Going Through the Motions: When Liturgy Seems to Fail
Sometimes, people who have been exposed to Christian practices and traditions for their whole life don’t end up becoming well-formed Christians who act like Jesus. Philosopher James K.A. Smith offers some thoughts about when liturgy seems to fail.
Well what about all the people who’ve gone through the motions their whole life and they don’t look any different than anybody else? And in which case, I do think it’s important to come to a reflective understanding of why we do what we do when we worship. And often people who are raised in traditions that aren’t characterized by that, what my colleague John Witflee calls Liturgical Catechesis, where you help people understand why we’re doing what we’re doing when we worship. For them, it has only and always been doing what Mom and Dad told me to do, and therefore they’ve never owned what’s at stake in what they’re doing.
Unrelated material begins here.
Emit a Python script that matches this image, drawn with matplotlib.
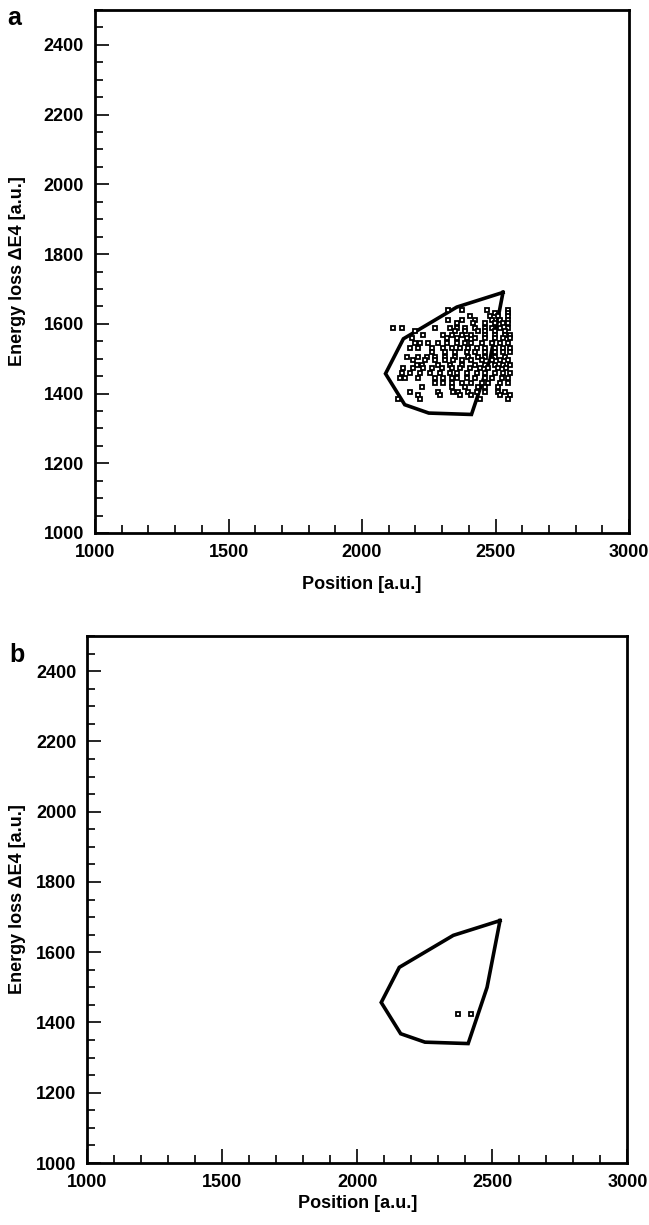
"""
Energy loss vs position, gate polygon with events (panels a and b).
"""

import matplotlib
matplotlib.use("Agg")
import matplotlib.pyplot as plt
from matplotlib.ticker import MultipleLocator

plt.rcParams['font.family'] = ['Liberation Sans', 'DejaVu Sans']
plt.rcParams['font.weight'] = 'bold'

# gate polygon (same in both panels)
gate_x = [2528, 2355, 2155, 2088, 2160, 2250, 2410, 2480, 2528]
gate_y = [1690, 1648, 1557, 1457, 1368, 1344, 1340, 1500, 1690]

# panel a events, one row per energy-loss bin
rows_a = {
    1640: [2323, 2373, 2467, 2548],
    1630: [2498, 2548],
    1623: [2404, 2479, 2510, 2548],
    1611: [2323, 2373, 2423, 2485, 2517, 2548],
    1601: [2354, 2417, 2460, 2498, 2529, 2548],
    1587: [2117, 2148, 2273, 2329, 2354, 2386, 2423, 2460, 2485, 2517, 2548],
    1578: [2198, 2348, 2386, 2435, 2460, 2498, 2535],
    1568: [2230, 2304, 2336, 2373, 2410, 2460, 2498, 2535, 2554],
    1558: [2186, 2317, 2354, 2392, 2423, 2460, 2498, 2529, 2554],
    1544: [2198, 2217, 2248, 2286, 2317, 2354, 2386, 2410, 2448, 2485, 2517, 2548],
    1530: [2180, 2211, 2261, 2304, 2336, 2367, 2398, 2429, 2460, 2498, 2529, 2554],
    1520: [2261, 2311, 2348, 2392, 2423, 2460, 2498, 2529, 2554],
    1506: [2167, 2211, 2242, 2273, 2311, 2348, 2398, 2435, 2460, 2498, 2535],
    1496: [2192, 2236, 2273, 2311, 2342, 2373, 2410, 2448, 2485, 2517, 2548],
    1482: [2205, 2223, 2286, 2329, 2373, 2423, 2460, 2498, 2529, 2554],
    1472: [2155, 2192, 2230, 2261, 2298, 2336, 2367, 2404, 2442, 2473, 2510, 2541],
    1458: [2148, 2180, 2217, 2254, 2292, 2329, 2354, 2392, 2429, 2460, 2498, 2529, 2554],
    1444: [2142, 2161, 2211, 2273, 2304, 2336, 2354, 2392, 2423, 2460, 2485, 2523, 2548],
    1429: [2273, 2304, 2336, 2373, 2410, 2448, 2473, 2517, 2548],
    1420: [2223, 2336, 2386, 2435, 2460, 2510],
    1405: [2180, 2286, 2342, 2361, 2398, 2429, 2460, 2510, 2535],
    1396: [2211, 2292, 2367, 2410, 2517, 2554],
    1384: [2136, 2217, 2442, 2548],
}
ev_a_x = [x for y, xs in rows_a.items() for x in xs]
ev_a_y = [y for y, xs in rows_a.items() for x in xs]

# panel b events
ev_b_x = [2373, 2419]
ev_b_y = [1424, 1424]

W, H = 649, 1225


def draw_panel(fig, ax, ex, ey, letter, letter_px, xpad):
    ax.plot(gate_x, gate_y, color='black', lw=2.6, solid_joinstyle='miter')
    ax.plot(ex, ey, 's', ms=3.3, mfc='white', mec='black', mew=1.3, ls='none')
    ax.set_xlim(1000, 3000)
    ax.set_ylim(1000, 2500)
    ax.xaxis.set_major_locator(MultipleLocator(500))
    ax.xaxis.set_minor_locator(MultipleLocator(100))
    ax.yaxis.set_major_locator(MultipleLocator(200))
    ax.yaxis.set_minor_locator(MultipleLocator(50))
    ax.tick_params(which='both', direction='in', top=False, right=False,
                   width=1.2, labelsize=13, pad=8)
    ax.tick_params(which='major', length=10)
    ax.tick_params(which='minor', length=5.5)
    for s in ax.spines.values():
        s.set_linewidth(2)
    ax.set_xlabel("Position [a.u.]", fontsize=13, fontweight='bold', labelpad=xpad)
    ax.set_ylabel("Energy loss \u0394E4 [a.u.]", fontsize=13, fontweight='bold')
    pos = ax.get_position()
    ax.yaxis.set_label_coords(26 / W, pos.y0 + pos.height / 2,
                              transform=fig.transFigure)
    fig.text(letter_px[0] / W, 1 - letter_px[1] / H, letter, fontsize=18,
             fontweight='bold', va='center', ha='left')


fig = plt.figure(figsize=(W / 100, H / 100), dpi=100)
ax_a = fig.add_axes([0.1464, 0.5649, 0.8228, 0.4269])
ax_b = fig.add_axes([0.1348, 0.0506, 0.8320, 0.4302])
draw_panel(fig, ax_a, ev_a_x, ev_a_y, 'a', (7, 18), 11)
draw_panel(fig, ax_b, ev_b_x, ev_b_y, 'b', (9, 655), 3)

fig.savefig("out.png", dpi=100)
In a way, I mean I think our kids have gone through a certain kind of liturgical experience, and you know, they’re 15, and most days [snoring]. And yet that doesn’t mean it’s not doing something to them, but I hope when they’re 27 they come back and it’s like alright, I understand why I’m doing this, and you sort of own it. Cause there is something about, I say there’s virtue to going through the motions, but I don’t think that’s the ideal all the time. So Vatican Two talked about full conscious active participation in worship, and I think it’s putting those two things together in a way.